The Monett Times
- Type: Weekly newspaper
- Format: Broadsheet
- Owner(s): Lisa Craft
- Founded: 1899
- Language: English
- Ceased publication: 2024
- City: Monett, Missouri
- ISSN: 2835-4540
- OCLC number: 13650671
- Website: monett-times.com

= Monett Times =

Local newspaper in Missouri, US (1899–2024)

The Monett Times was a weekly newspaper in Monett, Missouri, a small city of around 9,000 people that falls into both northern Barry County and southern Lawrence County. The main focus of the publication was on local news, but it did include some state, national and international stories. The Monett Times was most recently published on Wednesdays, and had a circulation of around 3,300. It ceased publication on June 25, 2024, merging into the Lawrence County Record.

== History ==
The Monett Times was founded in 1899 by David Alanzo Peters. He was publisher of the newspaper until his death in 1917, at which time his daughter Pearl Myra Peters took over. During her tenure as publisher and editor, Pearl Peters had a new building constructed at 212 5th St. in Monett and had it outfitted with modern publishing equipment. Pearl Peters served as editor and publisher of the newspaper until retiring and selling it to Menzo Forest Hainline in 1939.

Hainline was the sole owner and publisher of the Monett Times until January 1, 1942, when Ken Meuser purchased a share of that paper, along with a share in the Lawrence County Record in Mount Vernon, Missouri, and the two men became co-publishers of both papers. In March 1943, he bought Hainline's interest in the Times and sold his interest in the Lawrence County Record to Hainline. Meuser and his wife, Mary, then became co-owners of the Monett Times. In 1945, he purchased the Monett Printing Company, which he operated in connection with the Monett Times, until August 1972, when he sold both to Walls Newspapers, Inc. of Montgomery, Alabama. Jim McGinnis became publisher of the paper under Walls Newspapers ownership and remained in that role until 1976 when Dick Brady, who had served as editor of the paper under Meuser's ownership, was named publisher. Brady remained publisher until retiring in 1989.

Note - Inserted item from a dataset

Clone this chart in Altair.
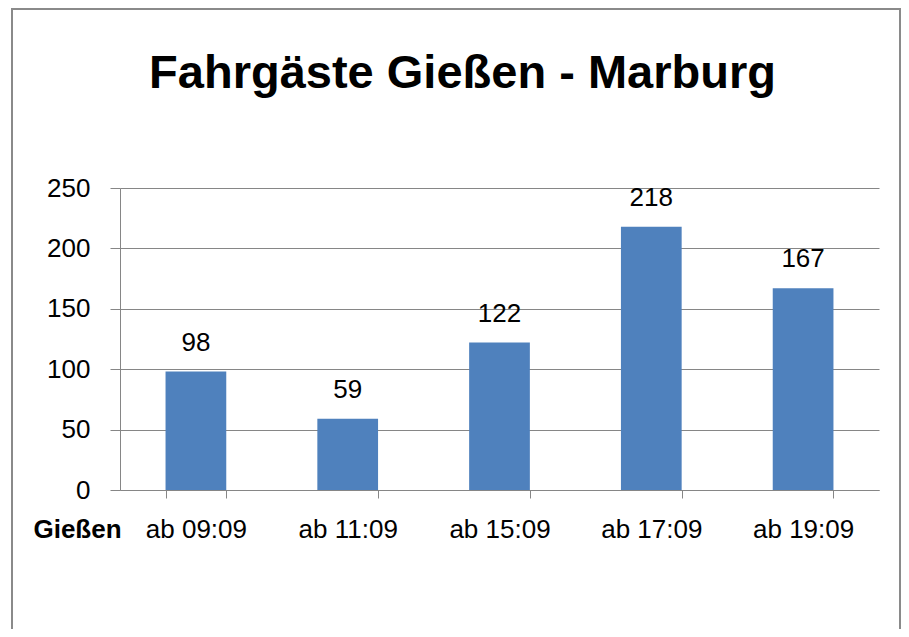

In March 2009, Rust Communications, a Cape Girardeau, Missouri media company, purchased the Monett Times from Cleveland Newspapers, Inc., a subsidiary of Walls Newspapers. Rust Publishing already owned the Cassville Democrat in neighboring Cassville, Missouri. Lisa Schlichtman, editor of the Cassville Democrat, was named editor of the Monett Times and Murray Bishoff was kept as managing editor. Lisa Schlichtman and her husband, Mike, also hold a minority ownership in the Monett Times.

In February 2021, Rust Communications sold the Monett Times to CherryRoad Media. Ten months later the paper was sold again to Lisa Craft. The paper switched from daily to weekly publication in February 2023, deceasing the number of print edition days from five to one a week.

In June 2024, Craft sold the Monett Times to Ryan Squibb, who announced the newspaper will be merged into the Lawrence County Record. The paper's office will also be closed. Craft, who had worked at the paper for 35 years, wrote that part of the motivation for the sale was the sudden death of her husband Max a year prior.